Provincial / State sides
- Years: Team / Apps / (Points)
- 2003: Waikato / 1 / (0)
- 2005–12: Bay of Plenty / 71 / (20)

Super Rugby
- Years: Team / Apps / (Points)
- 2004: Chiefs / 2 / (0)

= John Pareanga (rugby union) =

New Zealand rugby union player (born 1983)

Little John Te Akatutu Pareanga (born 14 February 1983) is a New Zealand former professional rugby union player.

Originally from Rarotonga in the Cook Islands, Pareanga attended Rotorua Boys' High School and played in their under-15s, before finishing his education at Te Kuiti High School, from where he earned New Zealand Schools representative honours. He won junior World Cups with New Zealand Under-19s and New Zealand Colts.

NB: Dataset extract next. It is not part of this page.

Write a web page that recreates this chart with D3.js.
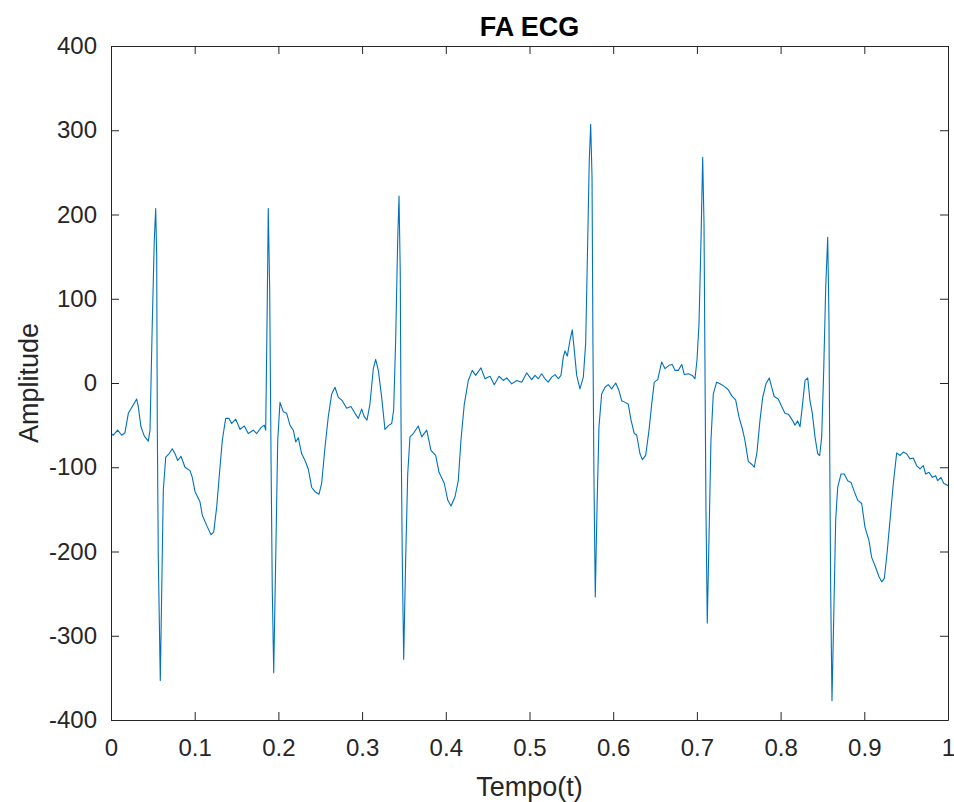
<!DOCTYPE html>
<html>
<head>
<meta charset="utf-8">
<script src="https://cdn.jsdelivr.net/npm/d3@7"></script>
<style>
  html, body { margin: 0; padding: 0; background: #fff; }
  svg { display: block; }
  text { font-family: "Liberation Sans Narrow", "Liberation Sans", Arial, Helvetica, sans-serif; fill: #262626; }
</style>
</head>
<body>
<svg id="chart" width="954" height="802"></svg>
<script>
const title = "FA ECG";
const xLabel = "Tempo(t)";
const yLabel = "Amplitude";
const xTicks = [0, 0.1, 0.2, 0.3, 0.4, 0.5, 0.6, 0.7, 0.8, 0.9, 1];
const yTicks = [-400, -300, -200, -100, 0, 100, 200, 300, 400];

const time = [
  0, 0.0027, 0.0080, 0.0128, 0.0167, 0.0207, 0.0254, 0.0307, 0.0326, 0.0358, 0.0398, 0.0446, 0.0466, 0.0493, 0.0517, 0.0534, 0.0546, 0.0553, 0.0565, 0.0589, 0.0606, 0.0625, 0.0654, 0.0693, 0.0732, 0.0765, 0.0797, 0.0836, 0.0884, 0.0944, 0.0971, 0.1004, 0.1063, 0.1091, 0.1143, 0.1195, 0.1227, 0.1263, 0.1302, 0.1330, 0.1370, 0.1410, 0.1442, 0.1490, 0.1541, 0.1593, 0.1640,
  0.1700, 0.1741, 0.1792, 0.1831, 0.1848, 0.1864, 0.1879, 0.1896, 0.1912, 0.1927, 0.1944, 0.1968, 0.1992, 0.2019, 0.2058, 0.2099, 0.2138, 0.2178, 0.2207, 0.2238, 0.2278, 0.2318, 0.2357, 0.2398, 0.2437, 0.2485, 0.2517, 0.2557, 0.2596, 0.2637, 0.2676, 0.2716, 0.2763, 0.2816, 0.2867, 0.2915, 0.2955, 0.2995, 0.3026, 0.3058, 0.3094, 0.3134, 0.3162, 0.3194, 0.3234, 0.3273, 0.3321,
  0.3354, 0.3377, 0.3401, 0.3425, 0.3441, 0.3456, 0.3465, 0.3480, 0.3497, 0.3521, 0.3545, 0.3572, 0.3612, 0.3671, 0.3712, 0.3772, 0.3823, 0.3879, 0.3919, 0.3982, 0.4023, 0.4062, 0.4110, 0.4149, 0.4181, 0.4221, 0.4269, 0.4316, 0.4357, 0.4420, 0.4468, 0.4528, 0.4579, 0.4636, 0.4687, 0.4728, 0.4787, 0.4847, 0.4907, 0.4966,
  0.5026, 0.5066, 0.5105, 0.5146, 0.5185, 0.5224, 0.5265, 0.5305, 0.5344, 0.5376, 0.5404, 0.5424, 0.5452, 0.5484, 0.5511, 0.5535, 0.5564, 0.5603, 0.5643, 0.5671, 0.5695, 0.5714, 0.5731, 0.5747, 0.5758, 0.5770, 0.5786, 0.5806, 0.5830, 0.5862, 0.5902, 0.5941, 0.5982, 0.6030, 0.6069, 0.6101, 0.6141, 0.6180, 0.6213, 0.6252, 0.6281, 0.6320, 0.6348, 0.6388, 0.6428, 0.6460, 0.6491, 0.6532, 0.6579, 0.6619, 0.6667,
  0.6706, 0.6738, 0.6778, 0.6819, 0.6850, 0.6897, 0.6945, 0.6977, 0.7001, 0.7025, 0.7049, 0.7069, 0.7085, 0.7097, 0.7108, 0.7124, 0.7144, 0.7168, 0.7196, 0.7236, 0.7276, 0.7327, 0.7375, 0.7415, 0.7463, 0.7502, 0.7542, 0.7574, 0.7614, 0.7661, 0.7685, 0.7718, 0.7754, 0.7786, 0.7825, 0.7865, 0.7893, 0.7924, 0.7972, 0.8013, 0.8052, 0.8092, 0.8140, 0.8172, 0.8204, 0.8232, 0.8259, 0.8292, 0.8324,
  0.8351, 0.8379, 0.8411, 0.8443, 0.8467, 0.8491, 0.8515, 0.8539, 0.8563, 0.8578, 0.8587, 0.8598, 0.8614, 0.8634, 0.8658, 0.8682, 0.8722, 0.8761, 0.8802, 0.8841, 0.8881, 0.8921, 0.8969, 0.9008, 0.9056, 0.9088, 0.9136, 0.9176, 0.9208, 0.9239, 0.9271, 0.9307, 0.9347, 0.9387, 0.9427, 0.9466, 0.9506, 0.9546, 0.9585, 0.9625, 0.9665, 0.9705, 0.9733, 0.9773, 0.9812, 0.9852, 0.9877, 0.9916, 0.9948, 1.0
];

const amplitude = [
  -60, -62, -56, -62, -59, -36, -28, -19, -28, -52, -63, -69, -56, 70, 169, 207, 150, -48, -207, -353, -246, -127, -88, -84, -78, -84, -92, -87, -100, -104, -112, -129, -141, -157, -169, -180, -177, -147, -100, -68, -42, -42, -48, -43, -55, -51, -60,
  -56, -60, -53, -50, -56, 70, 207, 110, -88, -246, -344, -207, -68, -23, -34, -36, -50, -56, -70, -65, -84, -92, -102, -124, -129, -132, -119, -76, -40, -13, -5, -17, -21, -30, -28, -36, -42, -31, -40, -44, -25, 17, 28, 15, -17, -55, -50,
  -48, -32, 51, 169, 222, 130, -48, -207, -328, -207, -108, -64, -60, -51, -64, -56, -80, -86, -106, -119, -139, -146, -135, -116, -68, -25, 3, 15, 9, 18, 5, 8, -2, 8, 3, 6, -1, 3, 1, 12,
  4, 9, 5, 11, 5, 1, 7, 10, 5, 9, 31, 38, 32, 51, 63, 39, 9, -7, 7, 47, 166, 264, 307, 245, 47, -112, -254, -151, -52, -13, -5, -2, -7, 0, -9, -21, -23, -25, -44, -60, -62, -84, -91, -86, -56, -25, 1, 4, 25, 17, 21,
  22, 15, 15, 22, 10, 11, 9, 5, 27, 70, 169, 268, 189, 11, -147, -285, -187, -68, -13, 1, -1, -4, -8, -15, -20, -40, -54, -68, -93, -97, -100, -82, -44, -17, -1, 6, -5, -16, -19, -28, -36, -37, -44, -50, -45, -52, -28, 3, 6,
  -21, -36, -64, -84, -86, -64, 15, 114, 173, 74, -84, -242, -377, -282, -163, -124, -108, -108, -116, -118, -129, -139, -143, -171, -187, -207, -219, -230, -236, -232, -203, -163, -119, -83, -86, -82, -84, -90, -89, -98, -102, -98, -108, -106, -112, -110, -116, -112, -119, -122
];

const data = time.map((t, i) => ({ t, v: amplitude[i] }));

const W = 954, H = 802;
const margin = { left: 111, right: W - 948, top: 46, bottom: H - 720 };
const x = d3.scaleLinear().domain([0, 1]).range([margin.left, W - margin.right]);
const y = d3.scaleLinear().domain([-400, 400]).range([H - margin.bottom, margin.top]);

const svg = d3.select("#chart");
const axisColor = "#262626";
const tickLen = 8;
const fontStack = '"Liberation Sans Narrow", "Liberation Sans", Arial, sans-serif';

// Data line
svg.append("path")
  .datum(data)
  .attr("fill", "none")
  .attr("stroke", "#0072BD")
  .attr("stroke-width", 1.1)
  .attr("stroke-linejoin", "round")
  .attr("d", d3.line().x(d => x(d.t)).y(d => y(d.v)));

function styleAxis(g) {
  g.select(".domain").attr("stroke", axisColor).attr("stroke-width", 1);
  g.selectAll(".tick line").attr("stroke", axisColor).attr("stroke-width", 1);
  g.selectAll(".tick text").attr("fill", axisColor)
    .style("font-family", fontStack)
    .style("font-size", "24px");
}
const fmt = d => String(d);

// bottom axis
const gx = svg.append("g")
  .attr("transform", `translate(0,${y(-400)})`)
  .call(d3.axisBottom(x).tickValues(xTicks).tickSizeInner(-tickLen).tickSizeOuter(0).tickPadding(19).tickFormat(fmt));
styleAxis(gx);

// top axis (ticks only)
const gxt = svg.append("g")
  .attr("transform", `translate(0,${y(400)})`)
  .call(d3.axisTop(x).tickValues(xTicks).tickSizeInner(-tickLen).tickSizeOuter(0).tickFormat(""));
styleAxis(gxt);

// left axis
const gy = svg.append("g")
  .attr("transform", `translate(${x(0)},0)`)
  .call(d3.axisLeft(y).tickValues(yTicks).tickSizeInner(-tickLen).tickSizeOuter(0).tickPadding(14).tickFormat(fmt));
styleAxis(gy);

// right axis
const gyr = svg.append("g")
  .attr("transform", `translate(${x(1)},0)`)
  .call(d3.axisRight(y).tickValues(yTicks).tickSizeInner(-tickLen).tickSizeOuter(0).tickFormat(""));
styleAxis(gyr);

// title
svg.append("text")
  .attr("x", (x(0) + x(1)) / 2)
  .attr("y", 36)
  .attr("text-anchor", "middle")
  .style("font-family", fontStack)
  .style("font-size", "27px")
  .style("font-weight", "bold")
  .style("fill", "#000")
  .text(title);

// x label
svg.append("text")
  .attr("x", (x(0) + x(1)) / 2)
  .attr("y", 796)
  .attr("text-anchor", "middle")
  .style("font-family", fontStack)
  .style("font-size", "27px")
  .text(xLabel);

// y label
svg.append("text")
  .attr("transform", `translate(38,${(y(-400) + y(400)) / 2}) rotate(-90)`)
  .attr("text-anchor", "middle")
  .style("font-family", fontStack)
  .style("font-size", "27px")
  .text(yLabel);
</script>
</body>
</html>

Pareanga competed as a hooker with the Bay of Plenty from 2005 to 2012, making 71 appearances. He featured twice for the Chiefs during the 2004 Super 12 season while Tom Willis was out with injury. Used off the bench, Pareanga played against Cats at Ellis Park and Stormers at Waikato Stadium, until being sidelined by an injury to his ankle.